# Airbag Fault



## nytmaregto (Feb 10, 2015)

So, I took out both my front seats to clean the carpet and of course now that they are back in I have an airbag fault on start up. Probably need to go to a dealer to get it taken off with one of their "fancy machines". Just curious if by chance I did not need to go to a dealer, or if I could actually purchase one of the handhelds to do myself and in the future when I decide to clean again.

Thanks


----------



## HP11 (Apr 11, 2009)

Tech 2 have become less expensive of late but I don't think it would be practical to buy one just to clear an air bag fault. I'd just go to the dealer. Did you turn the key on at any point while the seats were unplugged? If not, you shouldn't have gotten the fault.


----------



## nytmaregto (Feb 10, 2015)

I did turn the key. I had to move it and that's when it first showed up. Now it won't shut up every time I start it.
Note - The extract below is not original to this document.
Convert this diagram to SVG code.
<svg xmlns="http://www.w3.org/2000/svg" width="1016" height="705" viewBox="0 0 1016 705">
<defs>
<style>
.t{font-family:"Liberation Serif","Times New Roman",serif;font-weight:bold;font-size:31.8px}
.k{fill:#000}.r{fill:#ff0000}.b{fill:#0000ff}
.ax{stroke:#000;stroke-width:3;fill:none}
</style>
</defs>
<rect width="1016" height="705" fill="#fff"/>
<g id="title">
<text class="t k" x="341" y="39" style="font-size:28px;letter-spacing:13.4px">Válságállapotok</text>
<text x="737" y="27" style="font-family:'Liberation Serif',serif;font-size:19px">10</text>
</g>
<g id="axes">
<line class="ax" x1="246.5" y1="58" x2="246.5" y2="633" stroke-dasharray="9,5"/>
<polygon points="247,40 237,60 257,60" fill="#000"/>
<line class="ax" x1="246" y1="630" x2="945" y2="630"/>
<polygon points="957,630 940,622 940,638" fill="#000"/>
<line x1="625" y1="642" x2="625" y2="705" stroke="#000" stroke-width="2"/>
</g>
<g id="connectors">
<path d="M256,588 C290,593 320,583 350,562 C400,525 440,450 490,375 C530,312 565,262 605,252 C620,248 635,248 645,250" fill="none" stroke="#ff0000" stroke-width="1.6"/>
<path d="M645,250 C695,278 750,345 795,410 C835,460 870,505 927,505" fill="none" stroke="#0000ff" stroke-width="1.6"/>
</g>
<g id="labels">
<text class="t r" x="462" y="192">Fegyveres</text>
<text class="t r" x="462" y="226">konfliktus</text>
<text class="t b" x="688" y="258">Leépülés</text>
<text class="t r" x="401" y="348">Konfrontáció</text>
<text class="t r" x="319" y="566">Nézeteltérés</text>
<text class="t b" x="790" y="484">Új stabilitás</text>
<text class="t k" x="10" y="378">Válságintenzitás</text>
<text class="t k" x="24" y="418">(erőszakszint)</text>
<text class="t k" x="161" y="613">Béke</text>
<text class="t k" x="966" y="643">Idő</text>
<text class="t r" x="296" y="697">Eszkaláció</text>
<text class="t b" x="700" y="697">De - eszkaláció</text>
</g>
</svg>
Thanks for the info.


----------



## svede1212 (Nov 1, 2005)

Tech II or if you want buy a cable and there is free software for cluster reprogramming that can clear it.


----------



## HP11 (Apr 11, 2009)

nytmaregto said:


> I did turn the key. I had to move it and that's when it first showed up. Now it won't shut up every time I start it. Thanks for the info.


That's what allowed the system to 'see' that they weren't connected. When I had my seats out, I never touched the ignition so I didn't get the fault.


----------